Вся эта большая работа вопреки воле автора криком кричит о неизбежности поражения выморочного власовского дела и о том, что никакие высокие слова внутренней лжи скрыть не могут. Это еще можно утаить в риторике статей и документов, а художественный текст и попытка одеть идею в характеры тотчас выдают ее патетическую неправду. Не желая того, автор вполне разоблачил гибельную неправду благочестивого замысла. И уж не знаю как там, а дома, в России, это тем больнее читать, что мы видим многое из того, о чем мечтал Власов сотоварищи воплощенным и это воплощение более всего остального убеждает, что идея опять была мертва, и как всякая неживая идея гибельна. Получили мы и мечтаемую Россию “без большевиков и капиталистов” и насладились “суверенитетом вплоть до отделения” — все их, их программа. Как в кривом зеркале отражаемся: “Всякие карьеристы, лицемеры и безжалостные эгоисты полезли вверх, совращая безвольных… Одни тянули за “незалежну Украину”, отдельную Белоруссию… другие, и их было большинство, наоборот, видели смысл только в объединении всех сил России в борьбе против сталинщины и большевистской системы вообще”.

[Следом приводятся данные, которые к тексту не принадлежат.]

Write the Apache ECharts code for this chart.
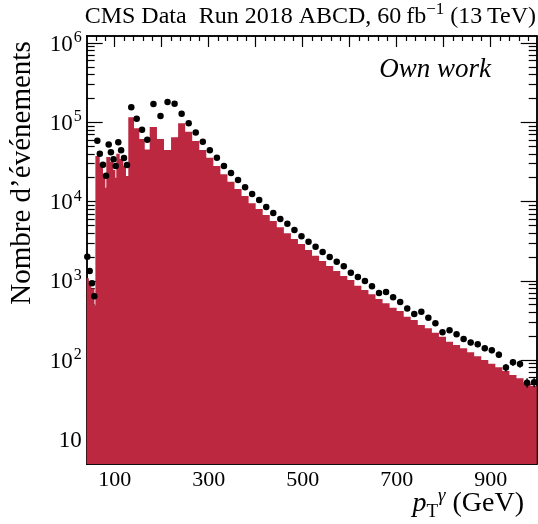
<!DOCTYPE html>
<html>
<head>
<meta charset="utf-8">
<script src="https://cdn.jsdelivr.net/npm/echarts@6/dist/echarts.min.js"></script>
<style>
html, body { margin: 0; padding: 0; background: #fff; }
#chart { width: 538px; height: 524px; }
</style>
</head>
<body>
<div id="chart"></div>
<script>
// bords des classes de la simulation (GeV) et nombre d'événements
var mcEdges = [40, 45, 50, 57, 59, 68.2, 75.2, 80.1, 82.2, 90.1, 97.1, 101.4, 103.5,
	110.7, 118.4, 124.1, 129, 141.2, 152.5, 164, 174.5, 190, 205, 220,
	235, 250, 265, 280, 295, 310, 325, 340, 355, 370, 385, 400, 415, 430, 445,
	460, 475, 490, 505, 520, 535, 550, 565, 580, 595, 610, 625, 640, 655, 670,
	685, 700, 715, 730, 745, 760, 775, 790, 805, 820, 835, 850, 865, 880, 895,
	910, 925, 940, 955, 970, 985, 1000];
var mcCounts = [1080, 940, 800, 490,
	37580, 30380, 21630, 14950,
	36490, 31830, 25010, 20000,
	40160, 34430, 28350, 21010,
	115660, 84000, 61540, 45380,
	87270, 61540, 44700,
	64680, 97140, 76110, 58070, 44730, 35750, 28090, 22070, 17810, 14400,
	11750, 9500, 8050, 6767, 5683, 4733, 3977, 3369, 2913, 2447,
	2073, 1777, 1538, 1329, 1150, 1023, 867, 766, 676, 589,
	520, 458, 416, 352, 320, 277, 252, 221, 197, 170,
	155, 141, 125, 112, 100, 90, 81, 73, 65, 59, 52, 47];

// points des données
var dataX = [41.8, 46.9, 51.8, 56.7,
	63.1, 68.4, 75.2, 81.6, 87.3, 92, 97.5, 102.2,
	107.7, 113.7, 119.9, 126.2, 135.4, 146.9, 158.2, 169.4,
	182.5, 197.5, 212.5, 227.5, 242.5, 257.5, 272.5, 287.5, 302.5, 317.5,
	332.5, 347.5, 362.5, 377.5, 392.5, 407.5, 422.5, 437.5, 452.5, 467.5,
	482.5, 497.5, 512.5, 527.5, 542.5, 557.5, 572.5, 587.5, 602.5, 617.5,
	632.5, 647.5, 662.5, 677.5, 692.5, 707.5, 722.5, 737.5, 752.5, 767.5,
	782.5, 797.5, 812.5, 827.5, 842.5, 857.5, 872.5, 887.5, 902.5, 917.5,
	932.5, 947.5, 962.5, 977.5, 992.5];
var dataY = [2014, 1329, 930, 637,
	58590, 40170, 29090, 21200, 52480, 41950, 34230, 28090,
	55920, 44460, 35440, 28920, 154680, 111000, 80640, 60310,
	170170, 120100, 180330, 171660, 128430, 97140, 74350, 56900, 44460, 35650,
	28090, 22930, 18700, 15120, 12450, 10460, 8535, 7172, 6023, 5254,
	4375, 3644, 3115, 2694, 2309, 1997, 1742, 1524, 1265, 1117,
	994, 852, 702, 722, 619, 540, 447, 381, 407, 341,
	291, 224, 237, 212, 184, 167, 158, 141, 133, 117,
	80.5, 93.7, 89.2, 51.9, 52.5];

// graduations
var xMajor = [100, 200, 300, 400, 500, 600, 700, 800, 900];
var xMinor = [60, 80, 120, 140, 160, 180, 220, 240, 260, 280, 320, 340, 360, 380,
	420, 440, 460, 480, 520, 540, 560, 580, 620, 640, 660, 680, 720, 740, 760, 780,
	820, 840, 860, 880, 920, 940, 960, 980];
var xLabels = [100, 300, 500, 700, 900];
var yMajor = [10, 100, 1000, 10000, 100000, 1000000];
var yMinor = [5, 6, 7, 8, 9, 20, 30, 40, 50, 60, 70, 80, 90,
	200, 300, 400, 500, 600, 700, 800, 900,
	2000, 3000, 4000, 5000, 6000, 7000, 8000, 9000,
	20000, 30000, 40000, 50000, 60000, 70000, 80000, 90000,
	200000, 300000, 400000, 500000, 600000, 700000, 800000, 900000];

var X_MIN = 40.5, X_MAX = 998;
var Y_MIN = 4.88, Y_MAX = 1.227e6;
var FONT = '"Liberation Serif", "DejaVu Serif", serif';
var RED = '#bd2841';

var chart = echarts.init(document.getElementById('chart'));

function xAx(pos, ticks, len, labels) {
	return {
		type: 'value', position: pos, min: X_MIN, max: X_MAX,
		splitLine: { show: false },
		axisLine: { show: true, onZero: false, lineStyle: { color: '#000', width: 1.5 } },
		axisTick: { show: true, inside: true, length: len, customValues: ticks,
			lineStyle: { color: '#000', width: 1.2 } },
		axisLabel: labels ? {
			show: true, customValues: labels, margin: 5,
			color: '#000', fontFamily: FONT, fontSize: 22
		} : { show: false }
	};
}

function yAx(pos, ticks, len, labels) {
	return {
		type: 'log', logBase: 10, position: pos, min: Y_MIN, max: Y_MAX,
		splitLine: { show: false },
		minorTick: { show: false },
		axisLine: { show: true, onZero: false, lineStyle: { color: '#000', width: 1.5 } },
		axisTick: { show: true, inside: true, length: len, customValues: ticks,
			lineStyle: { color: '#000', width: 1.2 } },
		axisLabel: labels ? {
			show: true, customValues: labels, margin: 5,
			formatter: function(v) {
				var e = Math.round(Math.log(v) / Math.LN10);
				return e === 1 ? '{m|10}' : '{m|10}{e|' + e + '}';
			},
			rich: {
				m: { color: '#000', fontFamily: FONT, fontSize: 23, verticalAlign: 'bottom', lineHeight: 26 },
				e: { color: '#000', fontFamily: FONT, fontSize: 16, verticalAlign: 'top', lineHeight: 26, padding: [0, 0, 0, 1] }
			}
		} : { show: false }
	};
}

var option = {
	animation: false,
	backgroundColor: '#fff',
	grid: { left: 86.7, right: 1.3, top: 36, bottom: 60, containLabel: false },
	xAxis: [
		xAx('bottom', xMajor, 11, xLabels),
		xAx('bottom', xMinor, 5, null),
		xAx('top', xMajor, 11, null),
		xAx('top', xMinor, 5, null)
	],
	yAxis: [
		yAx('left', yMajor, 16, yMajor),
		yAx('left', yMinor, 8, null),
		yAx('right', yMajor, 16, null),
		yAx('right', yMinor, 8, null)
	],
	graphic: [
		{
			type: 'text', right: 2, top: 1,
			style: {
				text: '{a|CMS Data  Run 2018 ABCD, 60\u2009fb}{s|\u22121}{a| (13\u2009TeV)}',
				rich: {
					a: { fontFamily: FONT, fontSize: 24, fill: '#000', verticalAlign: 'bottom', lineHeight: 28 },
					s: { fontFamily: FONT, fontSize: 17, fill: '#000', verticalAlign: 'top', lineHeight: 28 }
				}
			}
		},
		{
			type: 'text', x: 491, y: 70,
			style: {
				text: 'Own work', align: 'right', verticalAlign: 'middle',
				font: 'italic 27px ' + FONT, fill: '#000'
			}
		},
		{
			type: 'text', x: 22, y: 173, rotation: Math.PI / 2,
			style: {
				text: 'Nombre d\u2019\u00e9v\u00e9nements', align: 'center', verticalAlign: 'middle',
				font: '29px ' + FONT, fill: '#000'
			}
		},
		{
			type: 'text', right: 14, top: 486,
			style: {
				text: '{p|p}{t|T}{g|\u03b3}{r| (GeV)}',
				rich: {
					p: { fontFamily: FONT, fontStyle: 'italic', fontSize: 28, fill: '#000', verticalAlign: 'bottom', lineHeight: 32 },
					t: { fontFamily: FONT, fontSize: 19, fill: '#000', verticalAlign: 'bottom', lineHeight: 32, padding: [0, 0, -4, 0] },
					g: { fontFamily: FONT, fontStyle: 'italic', fontSize: 19, fill: '#000', verticalAlign: 'top', lineHeight: 32 },
					r: { fontFamily: FONT, fontSize: 28, fill: '#000', verticalAlign: 'bottom', lineHeight: 32 }
				}
			}
		}
	],
	series: [
		{
			// histogramme de la simulation, tracé comme un seul contour
			type: 'custom',
			coordinateSystem: 'cartesian2d',
			xAxisIndex: 0, yAxisIndex: 0,
			data: [[mcEdges[0], Y_MIN]],
			z: 1,
			renderItem: function(params, api) {
				var cs = params.coordSys;
				var left = cs.x, right = cs.x + cs.width;
				var bottom = api.coord([X_MIN, Y_MIN])[1];
				var clampX = function(x) { return Math.max(left, Math.min(right, x)); };
				var pts = [[clampX(api.coord([mcEdges[0], Y_MIN])[0]), bottom]];
				for (var i = 0; i < mcCounts.length; i++) {
					var a = api.coord([mcEdges[i], mcCounts[i]]);
					var b = api.coord([mcEdges[i + 1], mcCounts[i]]);
					pts.push([clampX(a[0]), a[1]]);
					pts.push([clampX(b[0]), b[1]]);
				}
				pts.push([clampX(api.coord([mcEdges[mcEdges.length - 1], Y_MIN])[0]), bottom]);
				return { type: 'polygon', shape: { points: pts }, style: { fill: RED, stroke: null } };
			}
		},
		{
			// barres d'erreur des données
			type: 'custom',
			coordinateSystem: 'cartesian2d',
			xAxisIndex: 0, yAxisIndex: 0,
			data: dataX.map(function(x, i) { return [x, dataY[i]]; }),
			z: 3,
			renderItem: function(params, api) {
				var x = api.value(0), y = api.value(1), s = Math.sqrt(y);
				var p1 = api.coord([x, y - s]);
				var p2 = api.coord([x, y + s]);
				return { type: 'line', shape: { x1: p1[0], y1: p1[1], x2: p2[0], y2: p2[1] },
					style: { stroke: '#000', lineWidth: 1.3 } };
			}
		},
		{
			type: 'scatter',
			xAxisIndex: 0, yAxisIndex: 0,
			data: dataX.map(function(x, i) { return [x, dataY[i]]; }),
			symbol: 'circle', symbolSize: 6.5,
			itemStyle: { color: '#000', opacity: 1 },
			z: 4
		}
	]
};
chart.setOption(option);
</script>
</body>
</html>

Нет, думаю, что напрасно и тщетно эмиграция предлагает нам “объективно” рассмотреть власовскую программу и “понять” генерала. Сердце — инструмент не объективный, а без него здесь ничего не решишь. Судить не будем. Но для себя увидим, что история завершила в них какой-то тяжкий мутационный период, и сделалось особенно ясно, что случившееся с Россией было при всей ужасающей гибельности последствий неизбежно, по-родному сказать, “попущено Богом” за ослабление духа, и, значит, беду Родины можно было только изболеть вместе с Родиной, а не исцелять ее операционным путем. Это был какой-то страшный налог идеологии, из-под которой они не смогли выбраться, налог омертвевшей мысли — отчего они оказались не нужны ни России, ни Европе и расточились молча, не создав ни легенды, как белая армия, ни истории.